WITH Chinese and Asian investors on the prowl in Africa, local companies will have only themselves to blame if they fail to realise that the continent is ripe with opportunities, delegates attending a roundtable on investing in Africa heard yesterday.

Cash-flush Chinese state companies are offering generous discounts and incentives to win business, targeting investments in areas like infrastructure, telecommunications and mining to fill the vacuum left by US and European investors who have been forced to focus on home markets as a result of the global recession.

Yesterday, delegates to the roundtable, organised by Nedbank and Duke Corporate Education, agreed that Africa, with its population of nearly 1-billion, was an attractive option, particularly for South African companies that had burnt their fingers venturing further afield in countries such as Australia and the US.

Pick n Pay recently announced it was selling its underperforming Australian supermarket chain, Franklins, to unlisted Metcash Trading for R1,4bn.

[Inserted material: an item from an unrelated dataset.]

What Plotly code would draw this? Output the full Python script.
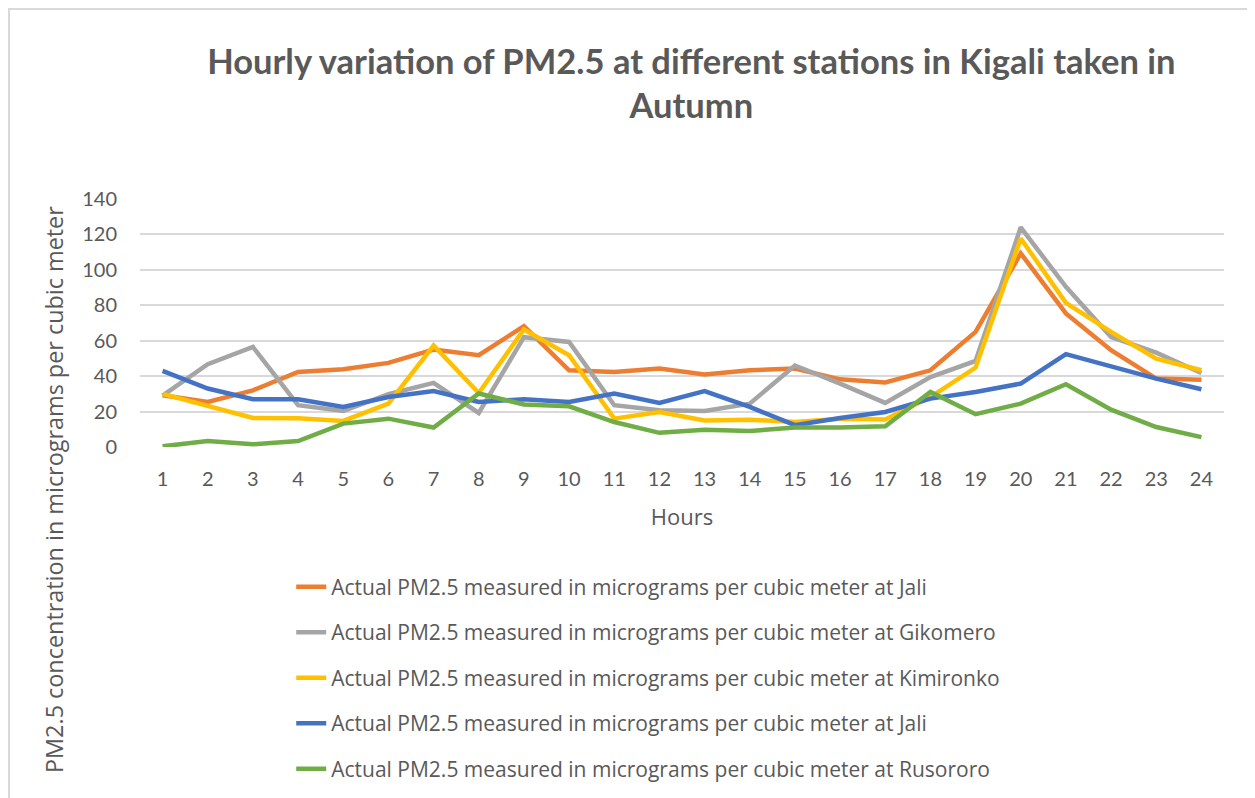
import plotly.graph_objects as go

hours = list(range(1, 25))
hour_labels = [str(h) for h in hours]

jali_1 = [29.2, 25.4, 32.0, 42.4, 43.9, 47.5, 55.0, 51.8, 68.2, 43.3, 42.4, 44.3,
          41.0, 43.3, 44.3, 38.2, 36.4, 43.3, 65.0, 109.3, 75.4, 54.6, 38.6, 38.0]
gikomero = [29.0, 46.7, 56.5, 23.6, 20.3, 29.8, 36.2, 19.2, 62.0, 59.3, 23.6, 20.7,
            20.3, 24.5, 46.0, 35.8, 24.9, 39.5, 48.6, 124.0, 90.4, 62.1, 53.3, 41.8]
kimironko = [30.0, 23.0, 16.4, 16.2, 14.7, 24.5, 57.3, 30.5, 66.3, 51.8, 16.0, 19.8,
             15.0, 15.4, 14.1, 16.0, 15.5, 28.2, 44.8, 117.7, 81.4, 65.0, 49.9, 43.3]
jali_2 = [43.0, 33.0, 27.0, 27.0, 22.6, 28.2, 31.6, 25.4, 27.0, 25.4, 30.2, 24.9,
          31.6, 22.6, 12.3, 16.4, 19.8, 27.3, 31.1, 35.8, 52.4, 45.2, 38.6, 32.6]
rusororo = [0.4, 3.4, 1.5, 3.4, 13.2, 16.0, 11.0, 30.2, 24.0, 23.0, 14.1, 8.0,
            9.8, 9.0, 11.0, 11.0, 11.7, 31.1, 18.5, 24.5, 35.4, 21.1, 11.3, 5.6]

series_names = [
    "Actual PM2.5 measured in micrograms per cubic meter at Jali",
    "Actual PM2.5 measured in micrograms per cubic meter at Gikomero",
    "Actual PM2.5 measured in micrograms per cubic meter at Kimironko",
    "Actual PM2.5 measured in micrograms per cubic meter at Jali",
    "Actual PM2.5 measured in micrograms per cubic meter at Rusororo",
]
series_values = [jali_1, gikomero, kimironko, jali_2, rusororo]
series_colors = ["#ED7D31", "#A5A5A5", "#FFC000", "#4472C4", "#70AD47"]

y_ticks = [0, 20, 40, 60, 80, 100, 120, 140]

TITLE_FONT = "Lato"
TEXT_FONT = "Open Sans"
TICK_FONT = "Lato"
TXT = "#595959"

W, H = 1247, 790
ML, MT, PW, PH = 132, 191, 1084, 248

fig = go.Figure()
for i, (name, vals, col) in enumerate(zip(series_names, series_values, series_colors)):
    fig.add_trace(go.Scatter(
        x=hours, y=vals, mode="lines", name=name,
        line=dict(color=col, width=4.5),
        legendgroup=f"g{i}",
    ))

fig.update_layout(
    width=W, height=H,
    paper_bgcolor="white", plot_bgcolor="white",
    margin=dict(l=ML, r=W - ML - PW, t=MT, b=H - MT - PH, autoexpand=False),
    font=dict(family=TEXT_FONT, color=TXT),
    title=dict(
        text="Hourly variation of PM2.5 at different stations in Kigali taken in<br>Autumn",
        x=0.548, xanchor="center", xref="container",
        y=0.917, yanchor="top", yref="container",
        font=dict(family=TITLE_FONT, size=34.5, color=TXT, weight="bold"),
    ),
    legend=dict(
        orientation="v",
        x=0.1395, xanchor="left", xref="paper",
        y=-0.482, yanchor="top", yref="paper",
        font=dict(family=TEXT_FONT, size=21, color=TXT),
        tracegroupgap=15.2,
        bgcolor="rgba(0,0,0,0)",
    ),
    showlegend=True,
)

fig.update_xaxes(
    range=[0.5, 24.5],
    tickmode="array", tickvals=hours, ticktext=hour_labels,
    showgrid=False, zeroline=False, showline=False,
    ticks="", ticklabelstandoff=18,
    tickfont=dict(family=TICK_FONT, size=20, color=TXT),
    title=dict(text="Hours", font=dict(family=TEXT_FONT, size=22, color=TXT), standoff=20),
)
fig.update_yaxes(
    range=[0, 140],
    tickmode="array", tickvals=y_ticks,
    showgrid=True, gridcolor="#D9D9D9", gridwidth=1.5,
    zeroline=False, showline=False,
    ticks="", ticklabelstandoff=22,
    tickfont=dict(family=TICK_FONT, size=20, color=TXT),
)

fig.add_annotation(
    text="PM2.5 concentration in micrograms per cubic meter",
    xref="paper", yref="paper",
    x=-(140 - 54) / PW, y=(447 - 490) / PH,
    xanchor="center", yanchor="middle",
    textangle=-90, showarrow=False,
    font=dict(family=TEXT_FONT, size=23.4, color=TXT),
)

fig.add_shape(
    type="rect", xref="paper", yref="paper",
    x0=-(ML - 1) / PW, x1=(W + 10 - ML) / PW,
    y0=-(H + 10 - MT - PH) / PH, y1=(MT + PH - 1) / PH,
    line=dict(color="#D9D9D9", width=2), fillcolor="rgba(0,0,0,0)",
    layer="below",
)

fig.write_html("out.html")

"There are interesting opportunities in Africa, and South African companies are beginning to redefine their strategies rather than going into Australia, and are changing their Eurocentric mindset," said Nedbank chief operating officer Graham Dempster, whose bank has a strategic alliance with Nigerian bank Ecobank.

He said SA should take advantage of changing perceptions towards Africa as a result of the success of the World Cup to seek investment opportunities.

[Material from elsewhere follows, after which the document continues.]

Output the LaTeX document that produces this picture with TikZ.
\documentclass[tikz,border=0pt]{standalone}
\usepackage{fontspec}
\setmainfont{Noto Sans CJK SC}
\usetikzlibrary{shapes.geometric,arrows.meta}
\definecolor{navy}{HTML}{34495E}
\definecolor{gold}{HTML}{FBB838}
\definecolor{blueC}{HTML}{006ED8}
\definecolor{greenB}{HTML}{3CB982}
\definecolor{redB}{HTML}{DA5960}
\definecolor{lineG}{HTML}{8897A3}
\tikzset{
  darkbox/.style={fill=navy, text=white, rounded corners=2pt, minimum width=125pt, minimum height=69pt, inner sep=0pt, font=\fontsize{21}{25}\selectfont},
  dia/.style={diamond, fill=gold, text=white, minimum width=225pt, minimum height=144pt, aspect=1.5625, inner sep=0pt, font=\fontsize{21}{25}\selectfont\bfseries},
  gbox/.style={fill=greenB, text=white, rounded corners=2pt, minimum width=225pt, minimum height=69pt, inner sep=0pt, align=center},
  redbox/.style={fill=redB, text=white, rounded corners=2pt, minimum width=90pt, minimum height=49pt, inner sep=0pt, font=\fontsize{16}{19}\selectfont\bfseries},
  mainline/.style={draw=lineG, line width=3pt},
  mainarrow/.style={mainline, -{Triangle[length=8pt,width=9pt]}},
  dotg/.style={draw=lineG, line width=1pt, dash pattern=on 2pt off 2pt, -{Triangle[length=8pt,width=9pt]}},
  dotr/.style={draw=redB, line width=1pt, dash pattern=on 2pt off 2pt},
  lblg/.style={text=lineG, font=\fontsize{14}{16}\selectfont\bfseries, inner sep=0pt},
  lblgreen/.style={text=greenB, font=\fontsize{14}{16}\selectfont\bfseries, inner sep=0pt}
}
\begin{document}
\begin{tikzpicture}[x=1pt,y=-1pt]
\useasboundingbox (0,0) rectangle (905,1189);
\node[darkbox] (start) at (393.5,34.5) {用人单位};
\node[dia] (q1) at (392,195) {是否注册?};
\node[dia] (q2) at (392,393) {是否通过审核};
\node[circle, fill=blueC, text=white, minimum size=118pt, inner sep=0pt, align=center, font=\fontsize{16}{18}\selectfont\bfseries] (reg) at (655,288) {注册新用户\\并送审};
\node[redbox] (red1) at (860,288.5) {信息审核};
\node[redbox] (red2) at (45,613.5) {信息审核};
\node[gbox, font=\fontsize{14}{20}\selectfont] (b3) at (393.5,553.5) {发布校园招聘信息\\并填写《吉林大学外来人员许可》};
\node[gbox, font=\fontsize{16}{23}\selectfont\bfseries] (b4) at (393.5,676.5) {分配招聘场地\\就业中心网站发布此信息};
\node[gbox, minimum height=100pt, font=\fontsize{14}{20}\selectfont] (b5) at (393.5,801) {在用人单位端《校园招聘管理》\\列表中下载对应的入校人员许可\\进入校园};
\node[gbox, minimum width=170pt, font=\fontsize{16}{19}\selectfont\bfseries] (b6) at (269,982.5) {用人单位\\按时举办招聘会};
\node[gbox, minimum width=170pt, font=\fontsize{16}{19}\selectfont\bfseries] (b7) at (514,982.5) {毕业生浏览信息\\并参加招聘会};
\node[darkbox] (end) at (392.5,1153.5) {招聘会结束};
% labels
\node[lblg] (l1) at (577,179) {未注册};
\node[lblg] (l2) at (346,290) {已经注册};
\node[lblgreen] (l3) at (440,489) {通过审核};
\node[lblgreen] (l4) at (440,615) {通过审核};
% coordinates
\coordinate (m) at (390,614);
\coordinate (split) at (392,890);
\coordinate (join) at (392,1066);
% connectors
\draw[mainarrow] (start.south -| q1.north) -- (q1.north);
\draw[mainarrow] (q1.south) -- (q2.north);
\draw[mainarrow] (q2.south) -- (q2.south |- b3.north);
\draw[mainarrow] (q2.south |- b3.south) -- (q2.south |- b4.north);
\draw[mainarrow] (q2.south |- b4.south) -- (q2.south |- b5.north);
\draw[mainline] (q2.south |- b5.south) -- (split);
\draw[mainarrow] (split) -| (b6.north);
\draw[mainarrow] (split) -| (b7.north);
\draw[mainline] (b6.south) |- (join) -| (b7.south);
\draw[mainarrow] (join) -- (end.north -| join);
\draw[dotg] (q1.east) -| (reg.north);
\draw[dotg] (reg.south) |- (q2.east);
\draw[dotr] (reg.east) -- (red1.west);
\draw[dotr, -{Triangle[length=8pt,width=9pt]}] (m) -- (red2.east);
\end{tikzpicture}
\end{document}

"We have changed people's perceptions about SA and Africa, and first-time visitors to the continent have been impressed with what they have seen," Mr Dempster said.

Massmart CEO Grant Pattison said it would be a mistake to take Africa as one market because each country was unique, had its own character, its own problems and opportunities.

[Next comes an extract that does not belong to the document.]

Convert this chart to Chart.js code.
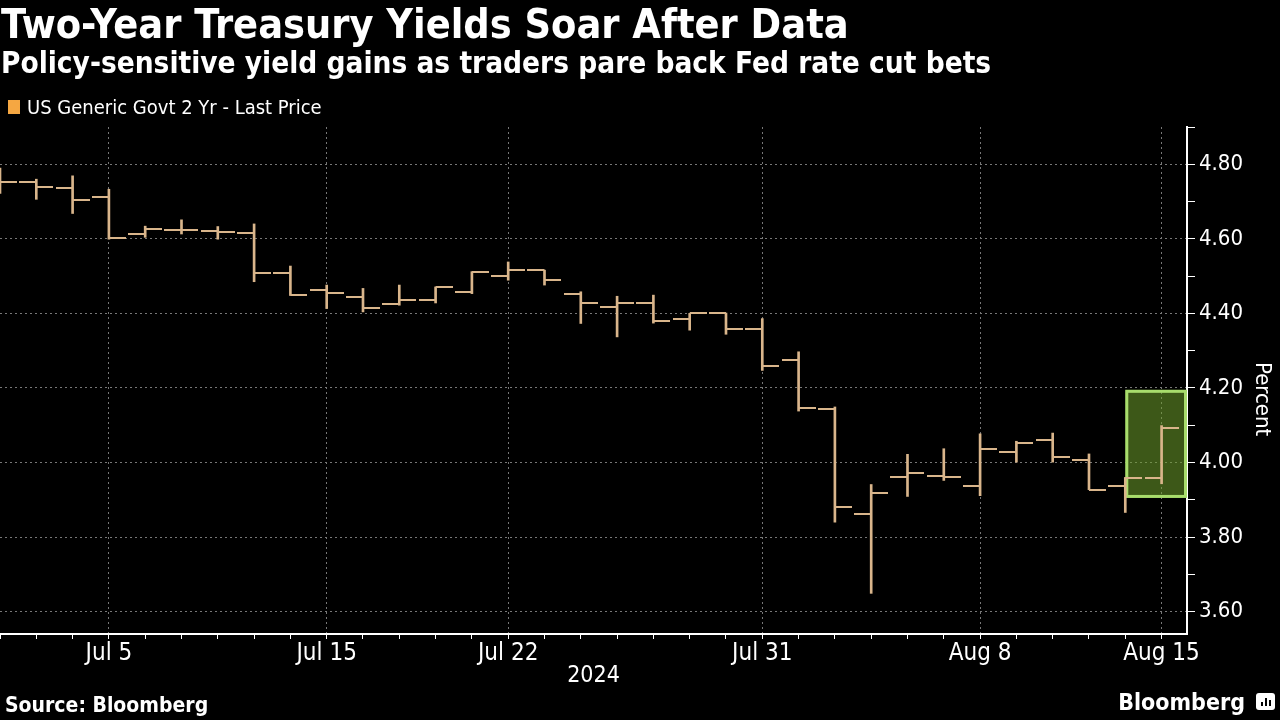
<!DOCTYPE html>
<html>
<head>
<meta charset="utf-8">
<script src="https://cdn.jsdelivr.net/npm/chart.js@4.4.1/dist/chart.umd.min.js"></script>
<style>
  html, body { margin: 0; padding: 0; background: #000; }
  #wrap { position: relative; width: 1280px; height: 720px; overflow: hidden; background: #000; color: #fff; font-family: "DejaVu Sans Condensed", "DejaVu Sans", sans-serif; }
  #chart { position: absolute; left: 0; top: 0; }
  .txt { position: absolute; white-space: nowrap; line-height: 1; }
  #title { left: 1px; top: 4px; font-size: 41px; font-weight: bold; }
  #subtitle { left: 1px; top: 49px; font-size: 29.5px; font-weight: bold; }
  #legend { left: 27px; top: 97px; font-size: 20px; }
  #legendBox { position: absolute; left: 8px; top: 100px; width: 12px; height: 14px; background: #f5a742; }
  #source { left: 5px; top: 695px; font-size: 21px; font-weight: bold; }
  #brand { right: 35px; top: 691px; font-size: 23px; font-weight: bold; }
  #percent { left: 1252px; top: 362px; font-size: 22px; writing-mode: vertical-rl; }
  #logo { position: absolute; left: 1256px; top: 693px; width: 19px; height: 17px; background: #fff; border-radius: 3px; }
  #logo i { position: absolute; bottom: 4px; width: 2px; background: #000; }
</style>
</head>
<body>
<div id="wrap">
  <canvas id="chart" width="1280" height="720"></canvas>
  <div class="txt" id="title">Two-Year Treasury Yields Soar After Data</div>
  <div class="txt" id="subtitle">Policy-sensitive yield gains as traders pare back Fed rate cut bets</div>
  <div id="legendBox"></div>
  <div class="txt" id="legend">US Generic Govt 2 Yr - Last Price</div>
  <div class="txt" id="percent">Percent</div>
  <div class="txt" id="source">Source: Bloomberg</div>
  <div class="txt" id="brand">Bloomberg</div>
  <div id="logo"><i style="left:5px;height:4px"></i><i style="left:9px;height:8px"></i><i style="left:13px;height:6px"></i></div>
</div>
<script>
// Trading days, Jul 1 - Aug 15 2024
const dates = ['Jul 1', 'Jul 2', 'Jul 3', 'Jul 5', 'Jul 8', 'Jul 9', 'Jul 10', 'Jul 11', 'Jul 12',
  'Jul 15', 'Jul 16', 'Jul 17', 'Jul 18', 'Jul 19', 'Jul 22', 'Jul 23', 'Jul 24', 'Jul 25', 'Jul 26',
  'Jul 29', 'Jul 30', 'Jul 31', 'Aug 1', 'Aug 2', 'Aug 5', 'Aug 6', 'Aug 7', 'Aug 8', 'Aug 9',
  'Aug 12', 'Aug 13', 'Aug 14', 'Aug 15'];

const opens  = [4.770, 4.753, 4.737, 4.711, 4.613, 4.624, 4.622, 4.616, 4.509, 4.464, 4.444,
  4.424, 4.435, 4.458, 4.501, 4.516, 4.453, 4.417, 4.427, 4.384, 4.401, 4.358, 4.274, 4.144,
  3.862, 3.961, 3.965, 3.936, 4.028, 4.060, 4.007, 3.936, 3.958];
const highs  = [4.790, 4.760, 4.769, 4.733, 4.634, 4.651, 4.633, 4.640, 4.527, 4.476, 4.467,
  4.476, 4.471, 4.512, 4.538, 4.516, 4.458, 4.446, 4.449, 4.400, 4.401, 4.386, 4.297, 4.149,
  3.941, 4.022, 4.037, 4.077, 4.057, 4.079, 4.023, 3.960, 4.099];
const lows   = [4.722, 4.706, 4.668, 4.599, 4.604, 4.613, 4.599, 4.485, 4.448, 4.413, 4.404,
  4.422, 4.428, 4.453, 4.489, 4.476, 4.373, 4.337, 4.374, 4.355, 4.344, 4.247, 4.138, 3.840,
  3.649, 3.909, 3.952, 3.911, 4.001, 4.001, 3.927, 3.866, 3.943];
const closes = [4.753, 4.740, 4.704, 4.601, 4.626, 4.624, 4.619, 4.509, 4.449, 4.455, 4.415,
  4.435, 4.470, 4.510, 4.516, 4.489, 4.429, 4.429, 4.380, 4.400, 4.358, 4.258, 4.146, 3.880,
  3.919, 3.973, 3.962, 4.037, 4.052, 4.016, 3.927, 3.958, 4.092];

// labelled dates on the x axis
const xLabelDates = ['Jul 5', 'Jul 15', 'Jul 22', 'Jul 31', 'Aug 8', 'Aug 15'];
// y ticks: labels every 0.2, minor marks every 0.1
const yTickValues = [3.6, 3.7, 3.8, 3.9, 4.0, 4.1, 4.2, 4.3, 4.4, 4.5, 4.6, 4.7, 4.8, 4.9];
const yLabelValues = [3.6, 3.8, 4.0, 4.2, 4.4, 4.6, 4.8];

// highlighted region (last two sessions)
const highlightFrom = 'Aug 14';
const highlightRange = [3.905, 4.195];

const BAR_COLOR = '#d9b58b';
const FONT_FAMILY = '"DejaVu Sans Condensed", "DejaVu Sans", sans-serif';

function makeTick(side) {
    const c = document.createElement('canvas');
    c.width = 34;
    c.height = 2;
    const g = c.getContext('2d');
    g.fillStyle = BAR_COLOR;
    if (side === 'left') g.fillRect(0, 0, 17, 2);
    else g.fillRect(17, 0, 17, 2);
    return c;
}

const rangeData = dates.map((d, i) => ({ x: i, y: [lows[i], highs[i]] }));
const openData = dates.map((d, i) => ({ x: i, y: opens[i] }));
const closeData = dates.map((d, i) => ({ x: i, y: closes[i] }));

const isLabelled = (v) => xLabelDates.includes(dates[v]);
const isYLabel = (v) => yLabelValues.some(y => Math.abs(y - v) < 1e-6);

const highlightPlugin = {
    id: 'highlight',
    beforeDatasetsDraw(chart) {
        const { ctx, chartArea, scales } = chart;
        const x0 = scales.x.getPixelForValue(dates.indexOf(highlightFrom));
        const x1 = chartArea.right;
        const y0 = scales.y.getPixelForValue(highlightRange[1]);
        const y1 = scales.y.getPixelForValue(highlightRange[0]);
        ctx.save();
        ctx.fillStyle = 'rgba(112, 160, 44, 0.55)';
        ctx.fillRect(x0, y0, x1 - x0, y1 - y0);
        ctx.strokeStyle = '#a8dc6c';
        ctx.lineWidth = 3;
        ctx.strokeRect(x0 + 1.5, y0 + 1.5, x1 - x0 - 3, y1 - y0 - 3);
        ctx.restore();
    }
};

new Chart(document.getElementById('chart'), {
    type: 'bar',
    data: {
        datasets: [
            {
                label: 'range',
                data: rangeData,
                backgroundColor: BAR_COLOR,
                borderWidth: 0,
                borderSkipped: false,
                barThickness: 2,
                order: 2
            },
            {
                type: 'scatter',
                label: 'open',
                data: openData,
                pointStyle: makeTick('left'),
                pointRadius: 17,
                order: 1
            },
            {
                type: 'scatter',
                label: 'close',
                data: closeData,
                pointStyle: makeTick('right'),
                pointRadius: 17,
                order: 1
            }
        ]
    },
    options: {
        responsive: false,
        animation: false,
        events: [],
        layout: { autoPadding: false, padding: { top: 127, left: 0, right: 0, bottom: 30 } },
        plugins: {
            legend: { display: false },
            tooltip: { enabled: false }
        },
        scales: {
            x: {
                type: 'linear',
                offset: false,
                min: 0,
                max: 32.7,
                afterBuildTicks: (s) => { s.ticks = dates.map((d, i) => ({ value: i })); },
                afterFit: (s) => { s.height = 56; },
                border: { color: '#fff', width: 2, dash: [2, 3] },
                grid: {
                    offset: false,
                    color: (c) => (c.tick && isLabelled(c.tick.value)) ? '#777' : 'rgba(0,0,0,0)',
                    tickColor: '#fff',
                    tickLength: 5,
                    lineWidth: 1
                },
                ticks: {
                    color: '#fff',
                    font: { family: FONT_FAMILY, size: 24 },
                    padding: 0,
                    maxRotation: 0,
                    autoSkip: false,
                    callback: (v) => isLabelled(v) ? dates[v] : ''
                },
                title: {
                    display: true,
                    text: '2024',
                    color: '#fff',
                    font: { family: FONT_FAMILY, size: 23 },
                    padding: { top: 0, bottom: 0 }
                }
            },
            y: {
                position: 'right',
                min: 3.54,
                max: 4.9,
                afterBuildTicks: (s) => { s.ticks = yTickValues.map(v => ({ value: v })); },
                afterFit: (s) => { s.width = 93; },
                border: { color: '#fff', width: 2, dash: [2, 3] },
                grid: {
                    color: (c) => (c.tick && isYLabel(c.tick.value)) ? '#777' : 'rgba(0,0,0,0)',
                    tickColor: '#fff',
                    tickLength: 8,
                    lineWidth: 1
                },
                ticks: {
                    color: '#fff',
                    font: { family: FONT_FAMILY, size: 22 },
                    padding: 4,
                    autoSkip: false,
                    callback: (v) => isYLabel(v) ? v.toFixed(2) : ''
                }
            }
        }
    },
    plugins: [highlightPlugin]
});
</script>
</body>
</html>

"We should not be either Afro- pessimists or Afro-optimists. Let's treat each country as an individual and unique investment opportunity ," Mr Pattison said.

Massmart, which generates about R5bn in turnover annually from its operations outside SA, recently acquired a business in Mozambique and Namibia.

Liberty Life's CEO for Africa, Bernard Katomba, said the continent was open for business but warned companies to treat each market differently.

"Africa is a continent and not a country, and every single country has its own dynamics and realities. For investors to succeed, they have to understand that," he told Business Day.